Start Input

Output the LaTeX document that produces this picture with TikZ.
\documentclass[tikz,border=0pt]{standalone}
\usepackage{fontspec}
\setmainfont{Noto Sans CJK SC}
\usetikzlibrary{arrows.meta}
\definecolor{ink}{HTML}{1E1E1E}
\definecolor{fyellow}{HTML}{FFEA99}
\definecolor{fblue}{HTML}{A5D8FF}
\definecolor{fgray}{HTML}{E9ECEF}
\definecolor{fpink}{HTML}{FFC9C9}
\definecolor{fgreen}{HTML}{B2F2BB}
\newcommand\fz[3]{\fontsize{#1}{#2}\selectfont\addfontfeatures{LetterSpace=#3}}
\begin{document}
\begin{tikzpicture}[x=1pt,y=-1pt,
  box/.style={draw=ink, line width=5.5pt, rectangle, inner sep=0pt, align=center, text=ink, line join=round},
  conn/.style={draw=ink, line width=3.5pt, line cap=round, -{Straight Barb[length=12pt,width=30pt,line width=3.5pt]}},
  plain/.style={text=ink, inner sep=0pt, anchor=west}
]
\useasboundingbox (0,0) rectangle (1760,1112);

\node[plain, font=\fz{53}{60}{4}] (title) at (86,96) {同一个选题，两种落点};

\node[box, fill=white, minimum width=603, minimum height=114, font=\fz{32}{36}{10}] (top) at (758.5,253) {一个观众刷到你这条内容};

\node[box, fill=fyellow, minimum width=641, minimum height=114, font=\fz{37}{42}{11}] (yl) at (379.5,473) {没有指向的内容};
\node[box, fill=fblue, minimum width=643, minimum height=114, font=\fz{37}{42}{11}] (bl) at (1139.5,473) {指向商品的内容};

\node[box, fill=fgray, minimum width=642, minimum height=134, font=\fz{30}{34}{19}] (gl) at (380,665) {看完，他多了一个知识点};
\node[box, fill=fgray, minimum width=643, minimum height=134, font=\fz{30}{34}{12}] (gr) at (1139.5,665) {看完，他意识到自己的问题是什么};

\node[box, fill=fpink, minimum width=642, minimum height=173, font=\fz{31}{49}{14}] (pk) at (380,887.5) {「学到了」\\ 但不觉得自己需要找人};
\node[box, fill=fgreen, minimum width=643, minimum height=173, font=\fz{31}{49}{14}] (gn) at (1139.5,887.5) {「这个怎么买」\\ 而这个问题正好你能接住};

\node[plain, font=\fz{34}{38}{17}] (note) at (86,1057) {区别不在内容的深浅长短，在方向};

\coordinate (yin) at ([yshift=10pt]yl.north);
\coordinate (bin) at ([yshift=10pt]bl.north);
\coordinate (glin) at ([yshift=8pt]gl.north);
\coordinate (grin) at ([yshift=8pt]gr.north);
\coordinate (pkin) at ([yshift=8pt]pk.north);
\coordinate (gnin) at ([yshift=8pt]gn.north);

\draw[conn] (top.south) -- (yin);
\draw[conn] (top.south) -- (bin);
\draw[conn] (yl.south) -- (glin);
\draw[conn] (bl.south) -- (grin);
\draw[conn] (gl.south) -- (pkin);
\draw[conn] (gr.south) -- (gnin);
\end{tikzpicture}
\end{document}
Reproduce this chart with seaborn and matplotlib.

End Input

Exercise goal = Tally up the lines of the listing containing the word "this". Give only the total.

Solved exercise = 2